Service Plans for the three Action Alternatives provide for regular schedules for all train services operating on the NEC. Trains operate at regular intervals, rather than on the basis of demand, as is the case today. Services operate at regular 15-, 30-, or 60-minute intervals, with local stations generally receiving two to four trains per hour during peak periods and major stations often receiving more service.
All of the Action Alternatives introduce Metropolitan service, although the level of service and the performance characteristics of the service vary based on the railroad infrastructure and capacity provided in each alternative.
Regional rail run-through service, particularly applicable to Washington, D.C., and New York City, links branch lines from the different regional service operators and provides continuous revenue service on both sides of the metropolitan region through the Central Business District. It enables passengers to avoid transfers when traveling from one regional rail station to another through stations such as Penn Station New York and Washington Union Station. It also provides reduces dwell time at stations and reduces the number of train movements.
This enhanced service concept is a significant feature of Alternative 3, offering substantially faster commute times for longer-distance commute trips from the outer suburbs. For example, Maryland outer zone Regional rail trains can use the high-speed tracks between Baltimore and Washington, D.C. Similarly, outer zone Regional rail trains in New Jersey can use the high-speed tracks on final approach to New York City to reduce trip times and relieve congestion on the local tracks. Alternative 3 provides opportunities for up to six or eight commuter express trains per hour from either Long Island or the Upper Harlem Line to Penn Station New York, depending upon the route option.

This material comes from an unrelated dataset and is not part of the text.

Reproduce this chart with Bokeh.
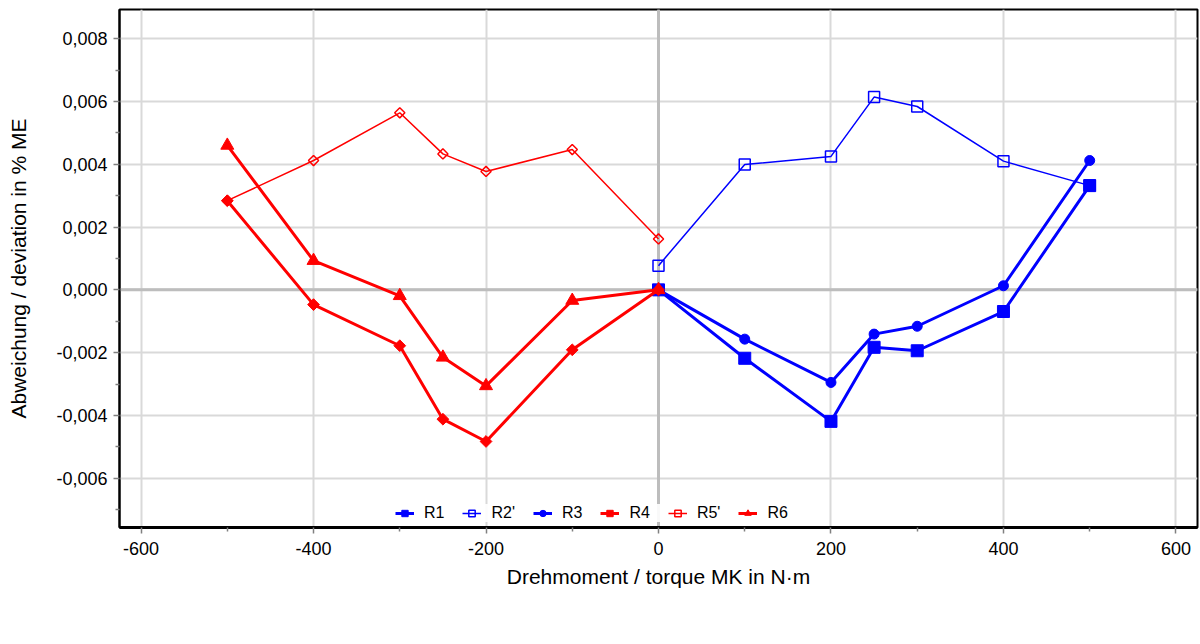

This includes the coordinated scheduling of Regional rail trains on systems that have multiple branch lines or multiple terminals, or where the outer ends of two regional systems meet at a common station (defined as endpoints), can provide for convenient passenger connections, extending the reach of the existing systems, substituting for costly extensions for one-seat-ride service, and providing a much more convenient transfer experience for rail travelers. Alternatives 1, 2, and 3 take advantage of opportunities for better connected Regional rail service at several locations on the NEC, effectively closing the gaps that now exist in Regional rail connectivity from one system to another. The Action Alternatives also improve connectivity between main line and branch line services at multiple locations.

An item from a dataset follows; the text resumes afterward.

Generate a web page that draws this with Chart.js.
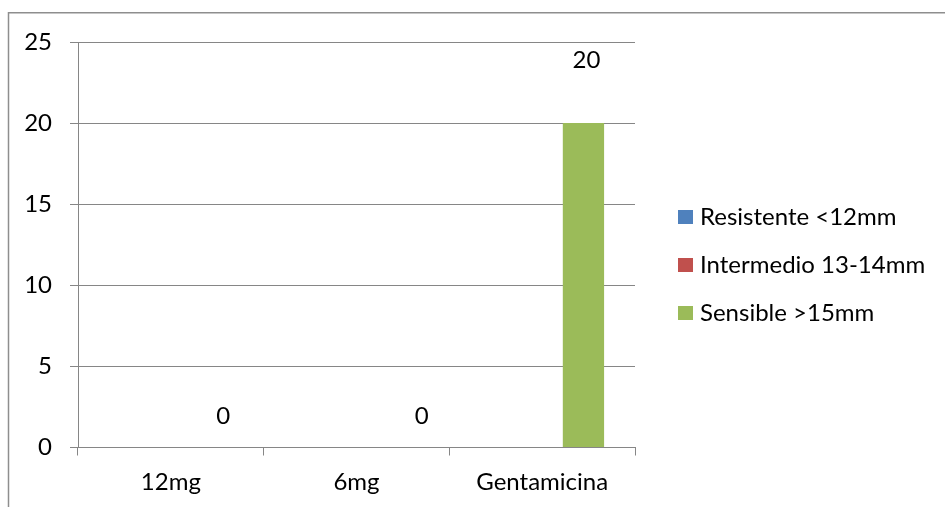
<!DOCTYPE html>
<html>
<head>
<meta charset="utf-8">
<title>Antibiograma</title>
<script src="https://cdn.jsdelivr.net/npm/chart.js@4/dist/chart.umd.min.js"></script>
<style>
  html, body { margin: 0; padding: 0; background: #fff; }
  canvas { display: block; }
</style>
</head>
<body>
<canvas id="chart" width="945" height="507"></canvas>
<script>
const categories = ['12mg', '6mg', 'Gentamicina'];
const resistente = [0, 0, 0];
const intermedio = [0, 0, 0];
const sensible = [0, 0, 20];
const yTicks = [0, 5, 10, 15, 20, 25];

const FONT = 'Lato, "Open Sans", sans-serif';
const FONT_SIZE = 24;
const GRID = '#868686';

// frame around the whole chart (runs off the right and bottom edges)
const frame = {
    id: 'frame',
    beforeDraw(chart) {
        const ctx = chart.ctx;
        ctx.save();
        ctx.strokeStyle = '#8e8e8e';
        ctx.lineWidth = 1.5;
        ctx.strokeRect(8.5, 12.75, chart.width + 20, chart.height + 20);
        ctx.restore();
    }
};

// value labels above the "Sensible" bars
const valueLabels = {
    id: 'valueLabels',
    afterDatasetsDraw(chart, args, opts) {
        const ctx = chart.ctx;
        const meta = chart.getDatasetMeta(opts.dataset);
        const values = chart.data.datasets[opts.dataset].data;
        ctx.save();
        ctx.font = FONT_SIZE + 'px ' + FONT;
        ctx.fillStyle = '#000';
        ctx.textAlign = 'center';
        ctx.textBaseline = 'middle';
        meta.data.forEach((bar, i) => {
            const nudge = opts.nudge[i] || [0, 0];
            ctx.fillText(String(values[i]), bar.x + nudge[0], bar.y + nudge[1]);
        });
        ctx.restore();
    }
};

// legend on the right side, one entry per dataset
const sideLegend = {
    id: 'sideLegend',
    afterDraw(chart, args, opts) {
        const ctx = chart.ctx;
        ctx.save();
        ctx.font = FONT_SIZE + 'px ' + FONT;
        ctx.textBaseline = 'middle';
        chart.data.datasets.forEach((ds, i) => {
            const y = opts.top + i * opts.spacing;
            ctx.fillStyle = ds.backgroundColor;
            ctx.fillRect(opts.left, y - 7, 15, 14);
            ctx.fillStyle = '#000';
            ctx.fillText(ds.label, opts.left + 22, y);
        });
        ctx.restore();
    }
};

new Chart(document.getElementById('chart'), {
    type: 'bar',
    data: {
        labels: categories,
        datasets: [
            { label: 'Resistente <12mm', data: resistente, backgroundColor: '#4F81BD' },
            { label: 'Intermedio 13-14mm', data: intermedio, backgroundColor: '#C0504D' },
            { label: 'Sensible >15mm', data: sensible, backgroundColor: '#9BBB59' }
        ]
    },
    options: {
        responsive: false,
        animation: false,
        categoryPercentage: 0.667,
        barPercentage: 1,
        layout: { padding: { left: 0, top: 42, right: 310, bottom: 0 } },
        plugins: {
            legend: { display: false },
            tooltip: { enabled: false },
            valueLabels: { dataset: 2, nudge: [[11, -31], [24, -31], [3, -63]] },
            sideLegend: { left: 678, top: 217, spacing: 48 }
        },
        scales: {
            x: {
                afterFit: scale => { scale.height = 59.5; },
                grid: {
                    offset: true,
                    drawOnChartArea: false,
                    drawTicks: true,
                    tickLength: 8,
                    color: GRID
                },
                border: { color: GRID, width: 1 },
                ticks: { color: '#000', font: { family: FONT, size: FONT_SIZE }, padding: 12 }
            },
            y: {
                min: 0,
                max: 25,
                afterFit: scale => { scale.width = 78; },
                afterBuildTicks: scale => { scale.ticks = yTicks.map(v => ({ value: v })); },
                grid: { color: GRID, tickLength: 8 },
                border: { color: GRID, width: 1 },
                ticks: { color: '#000', font: { family: FONT, size: FONT_SIZE }, padding: 18 }
            }
        }
    },
    plugins: [frame, valueLabels, sideLegend]
});
</script>
</body>
</html>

A pulse-hub is a special application of service coordination, where multiple trains converge on a single hub station concurrently or in close succession, dwell simultaneously for a period of time while passengers transfer from one service to another, and then depart toward their various destinations. The Service Plans for Alternatives 2 and 3 provide for pulse-hub operations on the lower level of Philadelphia 30th Street Station with Intercity-Express, Metropolitan, Keystone Corridor, and Atlantic City trains all connecting with universal transfer opportunities every 30 minutes during the peak periods. The Alternative 3 route option from Long Island through New Haven, CT to Hartford, CT also provides a timed pulse-hub at New Haven.